To make this one-step process industrially feasible, they need to find an optimal catalyst. Ideally, this catalyst would directly vinylate the benzene ring rather than initial alkylation followed by oxidation of the alkyl group. Additionally this catalyst would not lead to multiple side reactions and have a high turnover number even in harsh oxidative conditions and in the presence of highly reactive metal hydrides. Furthermore, industrially favorable mechanisms would involve recovering and recycling the oxidant using air or oxygen.
For this paper, Vaughan et al. designed a catalyst with rhodium rather than platinum in hopes that the less favorable reduction of Rh(I) to elemental rhodium compared to the reduction of Pt(II) would maintain the integrity of the catalyst.
Prior work in designing a rhodium-based catalyst for a reaction that has a similar carbon-hydrogen activation step was adapted with an ethylene coordinated to the rhodium complex.

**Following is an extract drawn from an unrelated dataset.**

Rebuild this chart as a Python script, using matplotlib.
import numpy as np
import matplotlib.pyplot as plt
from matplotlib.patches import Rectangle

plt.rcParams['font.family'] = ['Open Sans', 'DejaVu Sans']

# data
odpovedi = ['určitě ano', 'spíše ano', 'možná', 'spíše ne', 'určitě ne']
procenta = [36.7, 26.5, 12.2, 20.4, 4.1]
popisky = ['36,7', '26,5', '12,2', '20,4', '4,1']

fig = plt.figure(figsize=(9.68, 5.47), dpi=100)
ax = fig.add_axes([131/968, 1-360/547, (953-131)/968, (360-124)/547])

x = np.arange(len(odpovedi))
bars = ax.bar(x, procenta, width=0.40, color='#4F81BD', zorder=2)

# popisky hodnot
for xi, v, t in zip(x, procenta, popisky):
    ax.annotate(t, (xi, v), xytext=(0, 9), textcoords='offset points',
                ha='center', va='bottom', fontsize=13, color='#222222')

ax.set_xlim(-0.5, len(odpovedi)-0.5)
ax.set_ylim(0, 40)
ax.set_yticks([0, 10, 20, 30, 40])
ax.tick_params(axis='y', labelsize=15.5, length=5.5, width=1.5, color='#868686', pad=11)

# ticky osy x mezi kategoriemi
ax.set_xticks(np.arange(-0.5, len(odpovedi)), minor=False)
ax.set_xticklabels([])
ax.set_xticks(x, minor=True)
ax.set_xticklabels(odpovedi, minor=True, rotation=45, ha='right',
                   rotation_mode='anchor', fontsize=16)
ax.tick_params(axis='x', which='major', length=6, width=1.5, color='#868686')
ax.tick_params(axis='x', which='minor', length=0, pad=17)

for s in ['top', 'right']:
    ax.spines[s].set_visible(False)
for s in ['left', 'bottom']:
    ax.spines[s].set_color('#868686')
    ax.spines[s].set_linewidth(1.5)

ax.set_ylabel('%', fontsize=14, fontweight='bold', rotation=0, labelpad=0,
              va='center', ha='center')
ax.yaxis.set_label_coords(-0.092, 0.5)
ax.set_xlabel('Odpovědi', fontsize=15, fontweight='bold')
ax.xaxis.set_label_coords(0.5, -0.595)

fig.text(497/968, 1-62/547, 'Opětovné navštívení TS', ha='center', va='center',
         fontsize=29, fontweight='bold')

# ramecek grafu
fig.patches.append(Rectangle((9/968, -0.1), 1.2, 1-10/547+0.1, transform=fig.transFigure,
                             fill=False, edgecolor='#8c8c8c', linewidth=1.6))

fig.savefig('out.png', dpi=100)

The ligand framework likely serves to protect rhodium from oxidative damage and may serve other important functions in the mechanism. With this ligand serving to protect the metal, they decided to use a Cu(II) salt as an oxidant because there is precedent for the recovery of Cu(I) and re-oxidizing it to obtain Cu(II), thus enabling the possibility of recycling the oxidant.
Testing of their catalyst with Cu(OAc)2 at 150oC in benzene led to 58 to 62 turnovers in twenty-four hours. Characterization showed high selectivity for styrene, and the copper salt as the limiting reagent. The reaction was optimized by testing various copper salts, temperatures, and concentration of ethylene gas. Cu(OAc)2, while it causes a slower reaction rate than other copper salts, provided a more stable reaction process. Additionally, while the reaction rate did increase with increasing temperature, the catalyst degraded when the temperature was above 180oC. Finally, the reaction rate increased as ethylene pressure was increased.
The optimized reaction conditions provided a near-quantitative yield of styrene with a large turnover number for the catalyst, and the catalyst maintained its integrity for up to 96 hours. The best turnover number observed was at least 800. Kinetic studies showed that this reaction appears to be first-order with respect to ethylene concentration, which is unique to this particular catalyst. Additional kinetic studies revealed that there is a kinetic isotope effect with kH/kD ~ 3.1, which is consistent with other transition metal-mediated C-H activation reactions.
While further studies need to be done to analyze the reaction mechanism, this paper provides a framework by which a novel rhodium complex allows for a one-step reaction to form styrene from benzene and ethylene.
Rising global demand for fossil resources has prompted a renewed interest in catalyst technologies that increase the efficiency of conversion of hydrocarbons from petroleum and natural gas to higher-value materials. Styrene is currently produced from benzene and ethylene through the intermediacy of ethylbenzene, which must be dehydrogenated in a separate step. The direct oxidative conversion of benzene and ethylene to styrene could provide a more efficient route, but achieving high selectivity and yield for this reaction has been challenging. Here, we report that the Rh catalyst (FlDAB)Rh(TFA)(η2–C2H4) [FlDAB is N,N′-bis(pentafluorophenyl)-2,3-dimethyl-1,4-diaza-1,3-butadiene; TFA is trifluoroacetate] converts benzene, ethylene, and Cu(II) acetate to styrene, Cu(I) acetate, and acetic acid with 100% selectivity and yields ≥95%. Turnover numbers >800 have been demonstrated, with catalyst stability up to 96 hours.